I’m aware of no objective observer who says the best child welfare casework in America is performed by workers for the family police in either of these places.  Nor are they too keen on the largest locally run family policing system in America, the one in Los Angeles County. 

True, you don’t absolutely have to have an M.S.W. there in order to investigate families.  You could get by with a master’s in marriage and family counseling, psychological counseling, psychology, or clinical psychology.  But that still means there probably are a whole lot of M.S.Ws out there tearing apart Los Angeles families at the second-highest rate among America’s biggest cities.  And a lot of M.S.Ws are responsible for the fact that 58% of Black children in Los Angeles will have to endure the trauma of a child abuse investigation, almost always as a result of a false report. 
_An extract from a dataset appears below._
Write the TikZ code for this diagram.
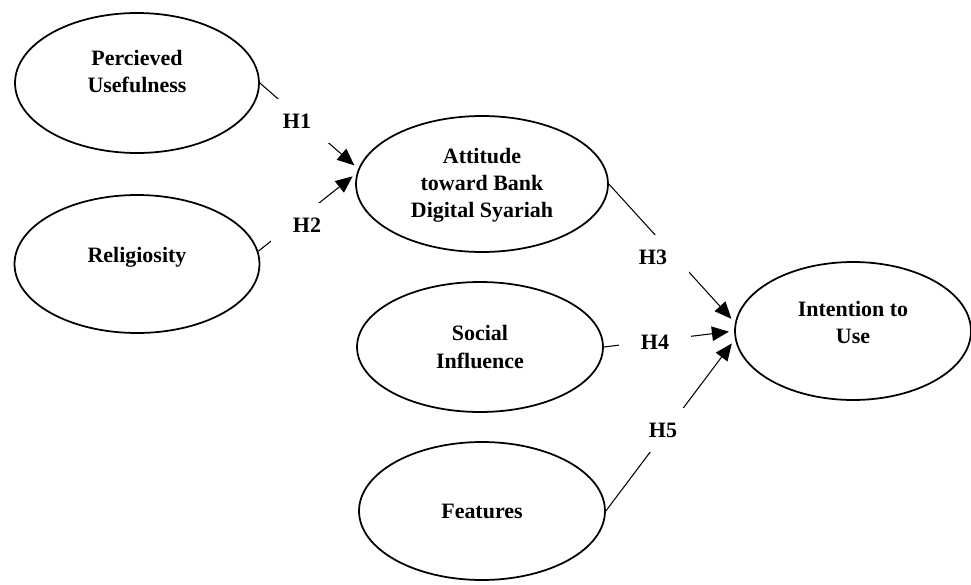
\documentclass[tikz,border=0pt]{standalone}
\usepackage{fontspec}
\setmainfont{Liberation Serif}
\usetikzlibrary{arrows.meta,shapes.geometric}

\begin{document}
\begin{tikzpicture}[
  x=0.02cm, y=-0.02cm,
  construct/.style={draw, ellipse, line width=1pt, align=center, inner sep=0pt,
    font=\fontsize{12.5}{15.4}\selectfont\bfseries},
  hyp/.style={fill=white, minimum width=1.46cm, minimum height=0.88cm, inner sep=0pt,
    font=\fontsize{12.5}{14}\selectfont\bfseries},
  arrow/.style={-{Triangle[length=0.34cm, width=0.29cm]}, line width=0.6pt, shorten >=3pt}
]
\useasboundingbox (0,0) rectangle (971,585);

% constructs
\node[construct, minimum width=4.88cm, minimum height=2.8cm, text depth=0.48cm] (pu) at (137,83) {Percieved\\Usefulness};
\node[construct, minimum width=4.9cm, minimum height=2.76cm, text depth=0.37cm] (rel) at (137,264) {Religiosity};
\node[construct, minimum width=5.04cm, minimum height=2.72cm, text depth=0.05cm] (att) at (482,184) {Attitude\\toward Bank\\Digital Syariah};
\node[construct, minimum width=4.92cm, minimum height=2.6cm] (si) at (480,347) {Social\\Influence};
\node[construct, minimum width=4.92cm, minimum height=2.76cm] (feat) at (482,511) {Features};
\node[construct, minimum width=4.72cm, minimum height=2.76cm, text depth=0.36cm] (int) at (853,331) {Intention to\\Use};

% paths
\draw[arrow] (pu.east) -- (att.173);
\draw[arrow] (rel.6) -- (att.175);
\draw[arrow] (att.east) -- (int.176);
\draw[arrow] (si.east) -- (int.180);
\draw[arrow] (feat.east) -- (int.184);

% hypotheses
\node[hyp] (h1) at (297,121) {H1};
\node[hyp] (h2) at (307,225) {H2};
\node[hyp] (h3) at (653,257) {H3};
\node[hyp] (h4) at (655,342) {H4};
\node[hyp] (h5) at (663,430) {H5};
\end{tikzpicture}
\end{document}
As for the holy grail of licensure – that often requires passing an exam created by a group called the Association of Social Work Boards.  Turns out there’s quite a problem with that, a problem involving racial bias.  

Yes, we need degrees and credentials 

But there’s a dilemma.  Simply declaring any and all credentials and training meaningless doesn’t work either. We know this because we’ve tried sending untrained overwhelmingly white middle-class amateurs into the homes of families who are overwhelmingly neither to pass judgment upon them – it’s called Court-Appointed Special Advocates (CASA), and it’s vastly worse than anything even the worst social work school has come up with. 

We also know that there are places where social workers do enormous good.  One reason high-quality interdisciplinary family defense is so effective is the work of social workers demonstrating the profession at its best – helping keep families together by helping to craft alternatives to the cookie-cutter “service plans” dished out by family policing agencies.   

There are students like Elena Gormley and her classmates - and  the many social work professionals and students from across the country to rallied to Ms. Gormley's defense.  And yes, there are social workers trying to genuinely change family policing from within. 

In short, the field is full of outstanding individuals who could help social work emerge from moral bankruptcy.  But its leaders are desperate to make sure that doesn’t happen.